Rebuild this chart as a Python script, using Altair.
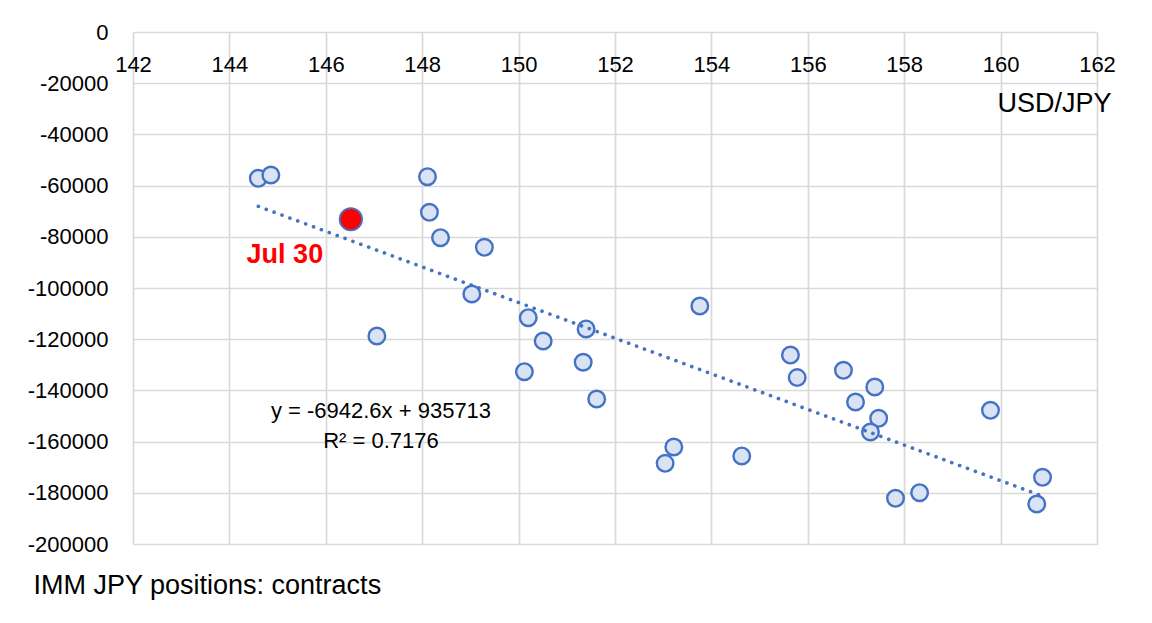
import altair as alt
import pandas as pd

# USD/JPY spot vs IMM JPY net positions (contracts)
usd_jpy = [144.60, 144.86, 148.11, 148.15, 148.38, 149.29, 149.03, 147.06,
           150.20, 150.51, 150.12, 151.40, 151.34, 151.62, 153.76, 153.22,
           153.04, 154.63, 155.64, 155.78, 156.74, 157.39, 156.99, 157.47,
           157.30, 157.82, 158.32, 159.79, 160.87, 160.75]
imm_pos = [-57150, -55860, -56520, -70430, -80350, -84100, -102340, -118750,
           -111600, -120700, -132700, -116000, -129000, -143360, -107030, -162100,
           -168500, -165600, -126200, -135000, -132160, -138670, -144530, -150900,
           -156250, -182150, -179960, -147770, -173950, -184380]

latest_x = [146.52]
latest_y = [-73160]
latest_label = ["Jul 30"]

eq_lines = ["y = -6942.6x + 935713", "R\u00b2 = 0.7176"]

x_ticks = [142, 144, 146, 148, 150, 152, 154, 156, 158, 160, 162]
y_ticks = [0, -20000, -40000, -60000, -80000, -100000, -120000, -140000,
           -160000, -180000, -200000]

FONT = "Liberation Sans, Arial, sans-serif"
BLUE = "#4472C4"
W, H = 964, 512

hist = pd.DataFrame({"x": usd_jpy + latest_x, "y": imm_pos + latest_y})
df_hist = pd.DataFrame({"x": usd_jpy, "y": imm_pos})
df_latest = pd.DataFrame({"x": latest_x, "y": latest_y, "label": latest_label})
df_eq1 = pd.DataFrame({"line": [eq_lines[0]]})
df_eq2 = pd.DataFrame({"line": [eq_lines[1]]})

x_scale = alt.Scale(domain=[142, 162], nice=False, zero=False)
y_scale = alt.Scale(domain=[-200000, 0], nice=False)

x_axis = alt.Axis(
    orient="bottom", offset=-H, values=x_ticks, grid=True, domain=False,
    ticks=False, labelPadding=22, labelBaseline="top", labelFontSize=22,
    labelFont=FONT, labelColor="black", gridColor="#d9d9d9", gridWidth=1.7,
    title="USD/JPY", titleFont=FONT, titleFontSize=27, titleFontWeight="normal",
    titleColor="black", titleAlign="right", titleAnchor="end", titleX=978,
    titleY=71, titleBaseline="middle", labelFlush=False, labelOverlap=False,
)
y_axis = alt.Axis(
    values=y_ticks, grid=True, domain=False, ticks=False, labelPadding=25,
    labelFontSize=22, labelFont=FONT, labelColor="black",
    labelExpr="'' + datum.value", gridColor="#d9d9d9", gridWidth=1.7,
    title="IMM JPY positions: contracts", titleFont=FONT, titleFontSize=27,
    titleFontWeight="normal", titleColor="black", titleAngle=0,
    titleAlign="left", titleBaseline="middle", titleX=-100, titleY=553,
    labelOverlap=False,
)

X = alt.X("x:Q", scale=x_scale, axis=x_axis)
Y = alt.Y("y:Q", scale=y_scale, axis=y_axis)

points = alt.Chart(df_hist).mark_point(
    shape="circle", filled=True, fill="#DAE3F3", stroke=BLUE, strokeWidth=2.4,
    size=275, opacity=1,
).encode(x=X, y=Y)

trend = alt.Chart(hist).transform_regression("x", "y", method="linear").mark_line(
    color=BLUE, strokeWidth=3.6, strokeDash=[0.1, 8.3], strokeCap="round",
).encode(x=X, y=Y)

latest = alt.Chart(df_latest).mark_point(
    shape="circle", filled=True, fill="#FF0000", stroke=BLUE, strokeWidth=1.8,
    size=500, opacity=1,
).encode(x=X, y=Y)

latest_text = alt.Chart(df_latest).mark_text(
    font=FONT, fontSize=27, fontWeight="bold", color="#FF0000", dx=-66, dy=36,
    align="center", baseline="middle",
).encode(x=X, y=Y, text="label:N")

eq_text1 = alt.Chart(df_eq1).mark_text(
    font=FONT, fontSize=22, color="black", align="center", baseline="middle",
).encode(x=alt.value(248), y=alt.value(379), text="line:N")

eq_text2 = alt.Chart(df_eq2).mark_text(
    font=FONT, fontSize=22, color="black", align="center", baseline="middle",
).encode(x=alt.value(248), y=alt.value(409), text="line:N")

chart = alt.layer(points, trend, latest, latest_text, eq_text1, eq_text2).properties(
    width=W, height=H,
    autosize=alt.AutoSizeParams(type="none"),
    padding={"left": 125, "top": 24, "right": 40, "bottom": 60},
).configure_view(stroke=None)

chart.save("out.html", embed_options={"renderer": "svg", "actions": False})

◆ Brief ◆
Repeat the material above word for word and skip every image in it.

◆ Answer below ◆
Rebuild this chart as a Python script, using Altair.
import altair as alt
import pandas as pd

# USD/JPY spot vs IMM JPY net positions (contracts)
usd_jpy = [144.60, 144.86, 148.11, 148.15, 148.38, 149.29, 149.03, 147.06,
           150.20, 150.51, 150.12, 151.40, 151.34, 151.62, 153.76, 153.22,
           153.04, 154.63, 155.64, 155.78, 156.74, 157.39, 156.99, 157.47,
           157.30, 157.82, 158.32, 159.79, 160.87, 160.75]
imm_pos = [-57150, -55860, -56520, -70430, -80350, -84100, -102340, -118750,
           -111600, -120700, -132700, -116000, -129000, -143360, -107030, -162100,
           -168500, -165600, -126200, -135000, -132160, -138670, -144530, -150900,
           -156250, -182150, -179960, -147770, -173950, -184380]

latest_x = [146.52]
latest_y = [-73160]
latest_label = ["Jul 30"]

eq_lines = ["y = -6942.6x + 935713", "R\u00b2 = 0.7176"]

x_ticks = [142, 144, 146, 148, 150, 152, 154, 156, 158, 160, 162]
y_ticks = [0, -20000, -40000, -60000, -80000, -100000, -120000, -140000,
           -160000, -180000, -200000]

FONT = "Liberation Sans, Arial, sans-serif"
BLUE = "#4472C4"
W, H = 964, 512

hist = pd.DataFrame({"x": usd_jpy + latest_x, "y": imm_pos + latest_y})
df_hist = pd.DataFrame({"x": usd_jpy, "y": imm_pos})
df_latest = pd.DataFrame({"x": latest_x, "y": latest_y, "label": latest_label})
df_eq1 = pd.DataFrame({"line": [eq_lines[0]]})
df_eq2 = pd.DataFrame({"line": [eq_lines[1]]})

x_scale = alt.Scale(domain=[142, 162], nice=False, zero=False)
y_scale = alt.Scale(domain=[-200000, 0], nice=False)

x_axis = alt.Axis(
    orient="bottom", offset=-H, values=x_ticks, grid=True, domain=False,
    ticks=False, labelPadding=22, labelBaseline="top", labelFontSize=22,
    labelFont=FONT, labelColor="black", gridColor="#d9d9d9", gridWidth=1.7,
    title="USD/JPY", titleFont=FONT, titleFontSize=27, titleFontWeight="normal",
    titleColor="black", titleAlign="right", titleAnchor="end", titleX=978,
    titleY=71, titleBaseline="middle", labelFlush=False, labelOverlap=False,
)
y_axis = alt.Axis(
    values=y_ticks, grid=True, domain=False, ticks=False, labelPadding=25,
    labelFontSize=22, labelFont=FONT, labelColor="black",
    labelExpr="'' + datum.value", gridColor="#d9d9d9", gridWidth=1.7,
    title="IMM JPY positions: contracts", titleFont=FONT, titleFontSize=27,
    titleFontWeight="normal", titleColor="black", titleAngle=0,
    titleAlign="left", titleBaseline="middle", titleX=-100, titleY=553,
    labelOverlap=False,
)

X = alt.X("x:Q", scale=x_scale, axis=x_axis)
Y = alt.Y("y:Q", scale=y_scale, axis=y_axis)

points = alt.Chart(df_hist).mark_point(
    shape="circle", filled=True, fill="#DAE3F3", stroke=BLUE, strokeWidth=2.4,
    size=275, opacity=1,
).encode(x=X, y=Y)

trend = alt.Chart(hist).transform_regression("x", "y", method="linear").mark_line(
    color=BLUE, strokeWidth=3.6, strokeDash=[0.1, 8.3], strokeCap="round",
).encode(x=X, y=Y)

latest = alt.Chart(df_latest).mark_point(
    shape="circle", filled=True, fill="#FF0000", stroke=BLUE, strokeWidth=1.8,
    size=500, opacity=1,
).encode(x=X, y=Y)

latest_text = alt.Chart(df_latest).mark_text(
    font=FONT, fontSize=27, fontWeight="bold", color="#FF0000", dx=-66, dy=36,
    align="center", baseline="middle",
).encode(x=X, y=Y, text="label:N")

eq_text1 = alt.Chart(df_eq1).mark_text(
    font=FONT, fontSize=22, color="black", align="center", baseline="middle",
).encode(x=alt.value(248), y=alt.value(379), text="line:N")

eq_text2 = alt.Chart(df_eq2).mark_text(
    font=FONT, fontSize=22, color="black", align="center", baseline="middle",
).encode(x=alt.value(248), y=alt.value(409), text="line:N")

chart = alt.layer(points, trend, latest, latest_text, eq_text1, eq_text2).properties(
    width=W, height=H,
    autosize=alt.AutoSizeParams(type="none"),
    padding={"left": 125, "top": 24, "right": 40, "bottom": 60},
).configure_view(stroke=None)

chart.save("out.html", embed_options={"renderer": "svg", "actions": False})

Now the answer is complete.